2. World Wildlife Fund, 2011. The Energy Report: 100% Renewable Energy By 2050.
3. Asafu-Adjaye, J., Blomqvist, L., Brand, S., Brook, B., DeFries, R., Ellis, E., Foreman, C., Keith, D., Lewis, M., Lynas, M., Nordhaus, T., Pielke, R., Pritzker, R., Roy, J., Sagoff, M., Shellenberger, M., Stone, R. & Teague, P., 2015. An Ecomodernist Manifesto.
4. E.g. by Caradonna, J., Borowy, I., Green, T., Victor, P.A., Cohen, M., Gow, A., Ignatyeva, A., Schmelzer, M., Vergragt, P., Wangel, J., Dempsey, J., Orzanna, R., Lorek, S., Axmann, J., Duncan, R., Norgaard, R.B., Brown, H.S. & Heinberg, R., 2015. A Call to Look Past An Ecomodernist Manifesto: A Degrowth Critique.
5. Cantoni, R. & Rignall, K., 2019. Kingdom of the Sun: a critical, multiscalar analysis of Morocco’s solar energy strategy. Energy Research & Social Science, 51, pp.20–31.

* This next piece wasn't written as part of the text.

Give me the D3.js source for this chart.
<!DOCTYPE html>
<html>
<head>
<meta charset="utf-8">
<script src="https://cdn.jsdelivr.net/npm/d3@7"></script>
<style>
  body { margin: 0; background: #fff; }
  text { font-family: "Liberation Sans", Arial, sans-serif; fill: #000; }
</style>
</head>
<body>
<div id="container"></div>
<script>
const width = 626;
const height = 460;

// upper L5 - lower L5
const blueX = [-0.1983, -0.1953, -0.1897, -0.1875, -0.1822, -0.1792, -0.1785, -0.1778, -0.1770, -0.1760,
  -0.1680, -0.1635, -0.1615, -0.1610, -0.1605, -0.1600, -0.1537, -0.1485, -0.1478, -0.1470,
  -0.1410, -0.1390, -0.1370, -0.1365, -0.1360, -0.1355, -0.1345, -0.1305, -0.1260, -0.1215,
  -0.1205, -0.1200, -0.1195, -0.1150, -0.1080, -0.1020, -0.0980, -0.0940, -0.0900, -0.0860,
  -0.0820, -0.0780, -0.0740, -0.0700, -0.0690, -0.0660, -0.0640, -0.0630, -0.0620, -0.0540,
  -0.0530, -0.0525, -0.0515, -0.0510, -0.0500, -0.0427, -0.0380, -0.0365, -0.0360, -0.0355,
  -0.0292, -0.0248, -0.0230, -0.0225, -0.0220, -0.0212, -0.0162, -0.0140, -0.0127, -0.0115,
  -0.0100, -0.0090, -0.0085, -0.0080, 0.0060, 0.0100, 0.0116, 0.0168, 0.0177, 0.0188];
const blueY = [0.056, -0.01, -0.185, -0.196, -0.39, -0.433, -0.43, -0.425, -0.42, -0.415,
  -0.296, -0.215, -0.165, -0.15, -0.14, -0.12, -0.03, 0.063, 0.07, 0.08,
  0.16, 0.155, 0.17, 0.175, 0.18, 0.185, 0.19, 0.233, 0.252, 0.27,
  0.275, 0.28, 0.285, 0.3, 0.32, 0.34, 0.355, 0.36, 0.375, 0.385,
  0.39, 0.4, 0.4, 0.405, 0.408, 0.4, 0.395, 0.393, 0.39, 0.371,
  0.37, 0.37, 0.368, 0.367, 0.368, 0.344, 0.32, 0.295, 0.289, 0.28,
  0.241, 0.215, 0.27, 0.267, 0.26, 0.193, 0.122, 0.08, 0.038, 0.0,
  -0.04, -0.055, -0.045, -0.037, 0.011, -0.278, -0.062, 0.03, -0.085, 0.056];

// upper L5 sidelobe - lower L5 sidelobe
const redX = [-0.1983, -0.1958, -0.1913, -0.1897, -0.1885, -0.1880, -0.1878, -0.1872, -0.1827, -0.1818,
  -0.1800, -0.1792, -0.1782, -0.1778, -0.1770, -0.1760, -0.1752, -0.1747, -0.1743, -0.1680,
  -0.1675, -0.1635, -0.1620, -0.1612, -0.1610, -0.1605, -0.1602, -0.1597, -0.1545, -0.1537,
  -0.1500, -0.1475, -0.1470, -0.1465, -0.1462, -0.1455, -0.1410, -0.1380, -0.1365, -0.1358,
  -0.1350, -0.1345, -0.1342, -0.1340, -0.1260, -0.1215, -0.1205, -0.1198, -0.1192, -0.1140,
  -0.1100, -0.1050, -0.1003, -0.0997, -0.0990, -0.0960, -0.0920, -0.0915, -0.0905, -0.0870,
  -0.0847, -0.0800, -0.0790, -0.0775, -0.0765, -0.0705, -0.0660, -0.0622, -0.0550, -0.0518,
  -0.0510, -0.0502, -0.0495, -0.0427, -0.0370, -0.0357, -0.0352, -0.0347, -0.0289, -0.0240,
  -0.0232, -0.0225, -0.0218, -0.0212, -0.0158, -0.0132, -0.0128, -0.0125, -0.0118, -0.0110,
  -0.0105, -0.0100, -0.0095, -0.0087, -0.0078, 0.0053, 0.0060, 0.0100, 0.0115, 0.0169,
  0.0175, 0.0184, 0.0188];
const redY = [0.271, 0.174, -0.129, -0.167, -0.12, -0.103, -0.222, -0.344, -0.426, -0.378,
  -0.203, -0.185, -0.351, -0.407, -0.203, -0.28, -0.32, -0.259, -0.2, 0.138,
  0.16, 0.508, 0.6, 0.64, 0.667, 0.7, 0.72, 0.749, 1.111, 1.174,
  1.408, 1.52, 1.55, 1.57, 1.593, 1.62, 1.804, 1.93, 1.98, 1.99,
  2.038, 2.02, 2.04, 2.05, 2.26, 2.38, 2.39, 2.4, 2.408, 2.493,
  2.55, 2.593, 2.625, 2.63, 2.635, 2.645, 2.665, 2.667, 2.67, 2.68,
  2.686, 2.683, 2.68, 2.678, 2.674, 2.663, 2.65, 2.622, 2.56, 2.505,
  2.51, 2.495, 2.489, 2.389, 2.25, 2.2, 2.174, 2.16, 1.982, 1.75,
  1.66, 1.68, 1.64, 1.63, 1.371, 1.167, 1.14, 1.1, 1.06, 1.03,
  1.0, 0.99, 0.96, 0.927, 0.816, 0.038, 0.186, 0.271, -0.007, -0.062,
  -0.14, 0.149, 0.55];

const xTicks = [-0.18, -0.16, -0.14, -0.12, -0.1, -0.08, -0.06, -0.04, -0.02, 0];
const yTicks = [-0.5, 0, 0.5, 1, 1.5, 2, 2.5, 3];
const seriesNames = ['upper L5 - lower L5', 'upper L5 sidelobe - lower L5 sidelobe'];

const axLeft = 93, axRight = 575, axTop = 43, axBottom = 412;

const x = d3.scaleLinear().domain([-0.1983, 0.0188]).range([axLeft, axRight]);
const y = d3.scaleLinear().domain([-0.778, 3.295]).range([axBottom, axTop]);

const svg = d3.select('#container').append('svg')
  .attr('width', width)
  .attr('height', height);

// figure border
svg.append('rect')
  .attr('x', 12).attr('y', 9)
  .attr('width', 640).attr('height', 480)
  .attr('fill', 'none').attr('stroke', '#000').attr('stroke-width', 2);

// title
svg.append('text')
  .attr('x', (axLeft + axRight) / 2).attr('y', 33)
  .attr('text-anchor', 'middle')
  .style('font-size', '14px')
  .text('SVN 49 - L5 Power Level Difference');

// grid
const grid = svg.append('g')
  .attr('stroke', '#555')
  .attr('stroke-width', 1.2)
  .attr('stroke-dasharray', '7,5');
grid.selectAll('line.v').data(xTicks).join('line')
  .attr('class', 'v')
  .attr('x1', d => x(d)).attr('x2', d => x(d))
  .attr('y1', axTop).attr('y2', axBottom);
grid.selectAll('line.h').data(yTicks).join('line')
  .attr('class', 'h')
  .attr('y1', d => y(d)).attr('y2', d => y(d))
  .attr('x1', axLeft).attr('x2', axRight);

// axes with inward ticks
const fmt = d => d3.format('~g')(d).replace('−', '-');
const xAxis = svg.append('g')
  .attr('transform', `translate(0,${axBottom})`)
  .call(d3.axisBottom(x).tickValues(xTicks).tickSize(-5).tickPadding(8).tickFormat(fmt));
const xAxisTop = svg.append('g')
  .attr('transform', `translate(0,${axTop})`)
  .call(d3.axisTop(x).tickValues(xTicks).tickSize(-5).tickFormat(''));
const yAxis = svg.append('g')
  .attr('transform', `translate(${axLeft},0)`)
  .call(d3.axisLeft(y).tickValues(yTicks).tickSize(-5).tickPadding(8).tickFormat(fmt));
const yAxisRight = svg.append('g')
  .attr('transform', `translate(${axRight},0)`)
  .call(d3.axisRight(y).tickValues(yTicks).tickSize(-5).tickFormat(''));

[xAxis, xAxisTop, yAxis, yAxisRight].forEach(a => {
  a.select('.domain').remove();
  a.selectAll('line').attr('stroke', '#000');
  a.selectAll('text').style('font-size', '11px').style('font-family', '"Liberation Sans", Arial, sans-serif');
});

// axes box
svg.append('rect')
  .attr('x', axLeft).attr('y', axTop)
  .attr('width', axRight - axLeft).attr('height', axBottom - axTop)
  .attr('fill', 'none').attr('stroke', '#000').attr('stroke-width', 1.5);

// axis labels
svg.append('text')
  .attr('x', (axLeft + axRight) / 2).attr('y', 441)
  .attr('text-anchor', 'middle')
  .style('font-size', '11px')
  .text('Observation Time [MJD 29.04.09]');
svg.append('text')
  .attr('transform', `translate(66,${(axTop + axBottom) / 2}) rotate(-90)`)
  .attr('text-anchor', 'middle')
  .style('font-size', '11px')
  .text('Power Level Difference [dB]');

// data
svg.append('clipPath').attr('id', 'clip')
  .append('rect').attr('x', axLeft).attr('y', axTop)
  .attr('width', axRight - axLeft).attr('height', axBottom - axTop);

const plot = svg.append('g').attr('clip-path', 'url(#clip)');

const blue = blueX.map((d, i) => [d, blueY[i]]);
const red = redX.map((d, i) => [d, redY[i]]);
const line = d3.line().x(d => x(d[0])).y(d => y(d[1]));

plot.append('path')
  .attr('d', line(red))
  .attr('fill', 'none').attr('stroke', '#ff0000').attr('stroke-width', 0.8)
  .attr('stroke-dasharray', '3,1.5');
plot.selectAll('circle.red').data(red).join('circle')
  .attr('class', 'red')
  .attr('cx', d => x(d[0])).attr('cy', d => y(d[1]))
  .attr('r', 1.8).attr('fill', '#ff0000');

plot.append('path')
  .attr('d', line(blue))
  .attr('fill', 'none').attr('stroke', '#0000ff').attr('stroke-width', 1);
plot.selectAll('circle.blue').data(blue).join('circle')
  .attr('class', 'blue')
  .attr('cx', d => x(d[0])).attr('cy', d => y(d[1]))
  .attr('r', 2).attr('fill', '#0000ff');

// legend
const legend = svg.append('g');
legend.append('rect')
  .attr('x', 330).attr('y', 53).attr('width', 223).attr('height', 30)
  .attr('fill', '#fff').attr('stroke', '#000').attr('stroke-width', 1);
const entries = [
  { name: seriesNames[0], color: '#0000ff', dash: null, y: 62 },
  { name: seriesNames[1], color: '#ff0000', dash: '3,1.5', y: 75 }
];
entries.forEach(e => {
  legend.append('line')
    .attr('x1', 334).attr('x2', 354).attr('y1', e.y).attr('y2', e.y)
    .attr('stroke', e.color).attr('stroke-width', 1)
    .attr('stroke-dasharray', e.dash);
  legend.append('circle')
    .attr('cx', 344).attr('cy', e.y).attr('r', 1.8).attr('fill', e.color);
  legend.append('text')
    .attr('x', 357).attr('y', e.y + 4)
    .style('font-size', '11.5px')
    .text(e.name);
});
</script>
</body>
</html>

6. Swyngedouw, E., 2013. The Non-political Politics of Climate Change. ACME: An International E-Journal for Critical Geographies, 12(1), pp.1–8.
7. Ibid.: p.4.
8. Rignall, K.E., 2016. Solar power, state power, and the politics of energy transition in pre-Saharan Morocco. Environment and Planning A, 48(3): p.542.
9. Cantoni, R. & Rignall, K., 2019. Kingdom of the Sun: a critical, multiscalar analysis of Morocco’s solar energy strategy. Energy Research & Social Science, 51, pp.20–31.
10. Ibid.: p.20.
11. Ibid.
12. TREC, 2009. Clean Power from Deserts: The DESERTEC Concept for Energy, Water and Climate Security.
13. Cantoni, R. & Rignall, K., 2019. Kingdom of the Sun: a critical, multiscalar analysis of Morocco’s solar energy strategy. Energy Research & Social Science, 51, pp.20–31.
14. Ibid.: p.24.
15. Fairhead, J., Leach, M. & Scoones, I., 2012. Green Grabbing: a new appropriation of nature? Journal of Peasant Studies, 39(2), pp.237–261.
16. Ibid.: p.239.
17. Ibid.: p.242.
18. Rignall, K.E., 2016. Solar power, state power, and the politics of energy transition in pre-Saharan Morocco. Environment and Planning A, 48(3): p.541.